Losses disguised as wins are a more recent innovation in digital and video gaming. When you bet $1.00, spin, and win $0.40, the machine celebrates. Lights, sounds, animations — a full victory sequence for a net loss of sixty cents. Your brain logs it as a positive event. The math says otherwise.

Sunk cost thinking keeps players at the table long past any rational stopping point. Once you've lost $200, walking away feels like confirming the loss. Staying feels like giving yourself a chance to recover. But the house edge doesn't care about your history. Every new bet starts fresh, with the same built-in disadvantage.

Why Some Games 'Feel' Beatable — Even When They're Not

Blackjack and poker occupy a unique psychological space because they involve genuine skill. And that's true — skill absolutely matters in both games. But it matters differently than most players assume.

In poker, you're competing against other players, not the house. The casino takes a rake from each pot. Skilled players can and do profit long-term, but they're doing it by outplaying opponents, not by overcoming a house edge.
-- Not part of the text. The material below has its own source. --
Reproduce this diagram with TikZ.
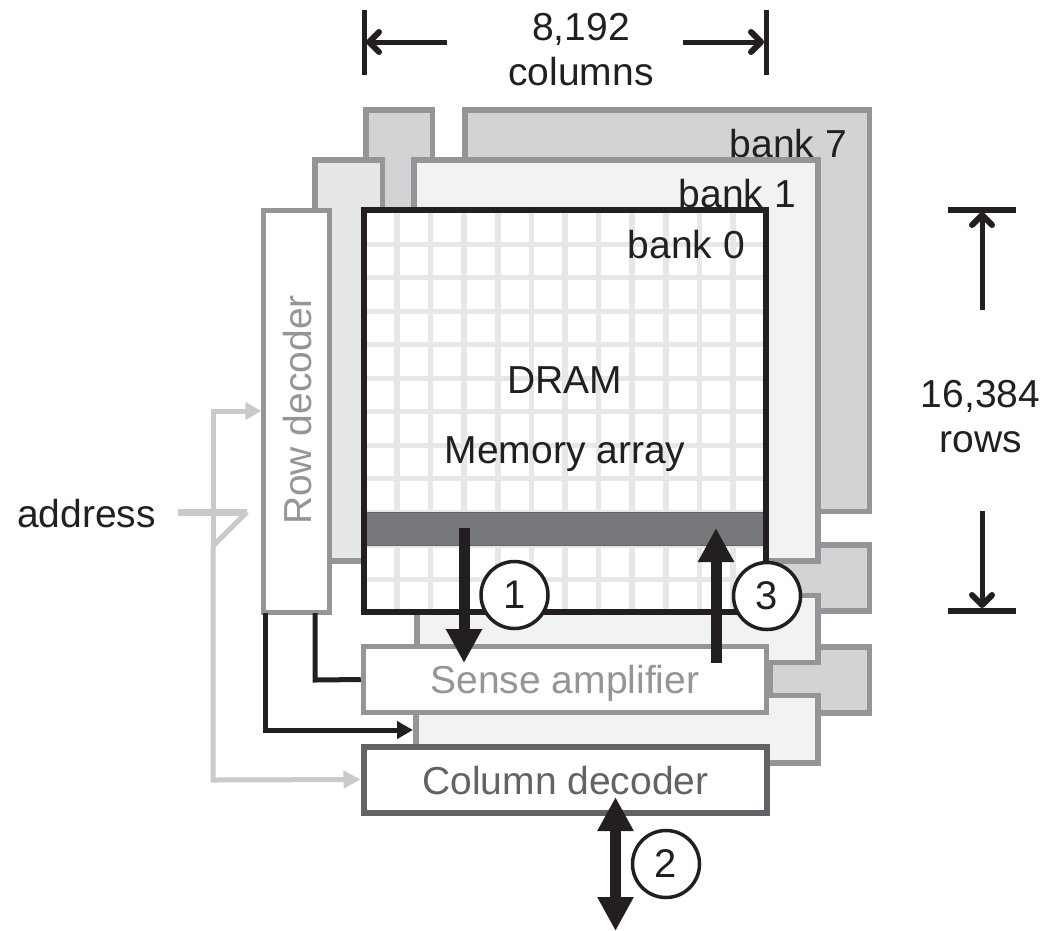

That distinction matters enormously.

In blackjack, skilled play reduces the house edge — it doesn't eliminate it. The game feels beatable because your decisions visibly affect outcomes. You hit on 16 and survive; you stand on 15 and the dealer busts. The feedback loop creates an illusion of control that's more powerful than in games where you're just watching a wheel spin.

Card counting is real, and it can flip the edge in the player's favor under the right conditions. But casinos have spent forty years building countermeasures: multiple decks, continuous shuffle machines, trained surveillance staff, and the legal right to ban anyone they want. The window for exploiting this is narrower than poker movies suggest.

Playing Bold Means Playing Informed

None of this is an argument for quitting. At Breed77, we're not in the business of telling you to stay home. We're in the business of helping you play sharper.

Knowing the house edge on every game you sit down at is table stakes for being a serious player. Choosing European roulette over American when you have the option is free edge improvement. Understanding which craps bets are traps before you place a chip is the difference between a recreational player and someone who actually knows what they're doing.

The casino experience is built on the gap between what players feel and what the math says. Close that gap, and you're already playing a different game than most people in that building.

The house edge isn't going anywhere. But understanding it completely changes how you engage with it — and that's where the real edge lives.